General characteristics
- Class & type: Type 400 BHC AP1-88/400 hovercraft
- Tonnage: 70 NT
- Displacement: 36 t (35 long tons) standard; 70 t (69 long tons) full load;
- Length: 28.5 m (93 ft 6 in)
- Beam: 12 m (39 ft 4 in)
- Installed power: 4 × Caterpillar 3416 TTA diesel engines; 2,818 kW (3,779 hp);
- Propulsion: 2 × controllable-pitch propellers
- Speed: 50 knots (93 km/h; 58 mph) max
- Range: 300 nmi (560 km; 350 mi)
- Endurance: 1 day
- Complement: 7

= CCGS Sipu Muin =

Canadian Coast Guard hovercraft

CCGS Sipu Muin (Note: CCGS stands for Canadian Coast Guard Ship.) is a Canadian Coast Guard Type 400 AP1-88 air cushion vehicle (ACV) or hovercraft based at CCG Hovercraft Base Trois-Rivières in Trois-Rivières, Quebec.
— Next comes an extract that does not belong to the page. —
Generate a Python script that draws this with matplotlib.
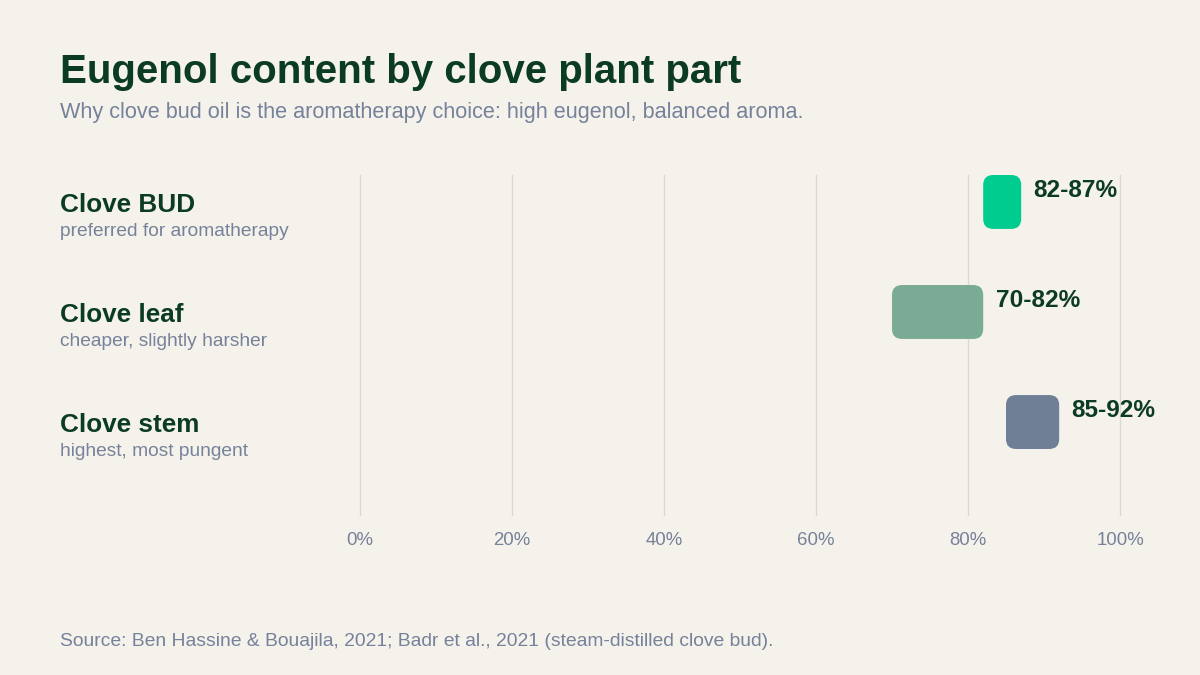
"""Eugenol content ranges by clove plant part, drawn as rounded floating bars."""

import matplotlib
matplotlib.use("Agg")
import matplotlib.pyplot as plt
from matplotlib.patches import FancyBboxPatch

###Data
parts = ["Clove BUD", "Clove leaf", "Clove stem"]
notes = ["preferred for aromatherapy", "cheaper, slightly harsher", "highest, most pungent"]
low = [82, 70, 85]
high = [87, 82, 92]
ticks = [0, 20, 40, 60, 80, 100]
tick_labels = ["0%", "20%", "40%", "60%", "80%", "100%"]

###Style
bg = "#f5f2ec"
dark = "#0b3a25"
grey = "#76829a"
grid_col = "#dcd8d1"
bar_cols = ["#00cc8f", "#7aab95", "#6e7f96"]

plt.rcParams["font.family"] = ["Liberation Sans", "DejaVu Sans"]

fig = plt.figure(figsize=(12, 6.75), dpi=100, facecolor=bg)
ax = fig.add_axes([0.3, 1 - 515/675, 760/1200, (515 - 175)/675])
ax.set_facecolor(bg)

bar_h = 0.49
ax.set_xlim(0, 100)
ax.set_ylim(2.845, -0.245)

#px per data unit, used so the corners come out round
px_x = 760/100
px_y = 110
r = 10
for i in range(len(parts)):
    box = FancyBboxPatch((low[i], i - bar_h/2), high[i] - low[i], bar_h,
                         boxstyle="round,pad=0,rounding_size=%f" % (r/px_x),
                         mutation_aspect=px_x/px_y,
                         fc=bar_cols[i], ec="none", zorder=3)
    ax.add_patch(box)
    ax.annotate("%d-%d%%" % (low[i], high[i]), xy=(high[i], i), xytext=(9, 8.5),
                textcoords="offset points", ha="left", va="center",
                fontsize=17.6, fontweight="bold", color=dark, zorder=4)
    #row labels sit at the left edge of the figure
    ax.annotate(parts[i], xy=(0.05, i), xycoords=("figure fraction", "data"),
                xytext=(0, -7.2), textcoords="offset points", va="baseline",
                fontsize=18.8, fontweight="bold", color=dark, annotation_clip=False)
    ax.annotate(notes[i], xy=(0.05, i), xycoords=("figure fraction", "data"),
                xytext=(0, -24.5), textcoords="offset points", va="baseline",
                fontsize=13.8, color=grey, annotation_clip=False)

ax.set_xticks(ticks)
ax.set_xticklabels(tick_labels)
ax.set_yticks([])
ax.tick_params(axis="x", length=0, pad=12, labelsize=13.4, labelcolor=grey)
ax.grid(axis="x", color=grid_col, linewidth=1, zorder=0)
#the 100% line sits on the axes edge, don't let it get clipped
for gl in ax.get_xgridlines():
    gl.set_clip_on(False)
for s in ax.spines.values():
    s.set_visible(False)

fig.text(0.05, 1 - 83/675, "Eugenol content by clove plant part", fontsize=29,
         fontweight="bold", color=dark, va="baseline")
fig.text(0.05, 1 - 118/675, "Why clove bud oil is the aromatherapy choice: high eugenol, balanced aroma.",
         fontsize=15.6, color=grey, va="baseline")
fig.text(0.05, 1 - 646/675, "Source: Ben Hassine & Bouajila, 2021; Badr et al., 2021 (steam-distilled clove bud).",
         fontsize=13.9, color=grey, va="baseline")

fig.savefig("out.png", dpi=100, facecolor=bg)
The vessel was launched and completed in 1998 and entered service the same year. Sipu Main is predominantly used for icebreaking, search and rescue, and for servicing navigational aids in the Lower Saint Lawrence River and St. Lawrence Seaway.

==Description==
Sipu Muin is a Type 400 BHC AP1-88/400 air cushion vehicle (ACV) or hovercraft, the first of two vessels constructed for the Canadian Coast Guard. Sipu Muin, which was constructed out of aluminium, has a standard displacement of 35 LT standard and 69 LT at full load and measures . The hovercraft is 28.5 m long with a beam of 12 m. The vessel has a main deck cargo capacity of 110 m2 and a well deck measuring 8.2 × 6.4 m, serviced by a Polar Crane 5000 kg crane.

The ACV is powered by four Caterpillar 3416 TTA diesel engines turning two controllable-pitch propellers creating 2818 kW. Sipu Muin has a maximum speed of 48 kn and a cruising speed of 45 kn. The vessel has a range of 300 nmi with the endurance of one day. The hovercraft has a complement of 7 with two officers. (Note: Saunders states the complement as 4 and the cruising speed as 35 kn.)

==Construction and career==
The contract to build Sipu Muin and sister ship was awarded in May 1996 to GKN Westland. The two hovercraft were built by Hike Metals & Shipbuilding Limited at their yard in Wheatley, Ontario. Sipu Muin was launched in 1998 and completed in August of that year. At the time of construction, Sipu Muin and Siyay were the largest diesel-powered hovercraft in the world. The name Sipu Muin is taken from the Miꞌkmaq phrase meaning "river bear". Sipu Muin entered service in 1998 and is based at Trois-Rivières, Quebec. Sip Muin is predominantly used for icebreaking duties in the Saint Lawrence River and St. Lawrence Seaway along with servicing navigational aids and search and rescue duties. The vessel is registered in Ottawa, Ontario.

Beginning on 10 May 2016, the ACV underwent a six-month refit at Réparations Navales et Industrielles Océan in Quebec City, Quebec. The modernization included hull repairs and modifications to the pilothouse. The electronic navigation suite was upgraded and the fuel bladders and skirting replaced.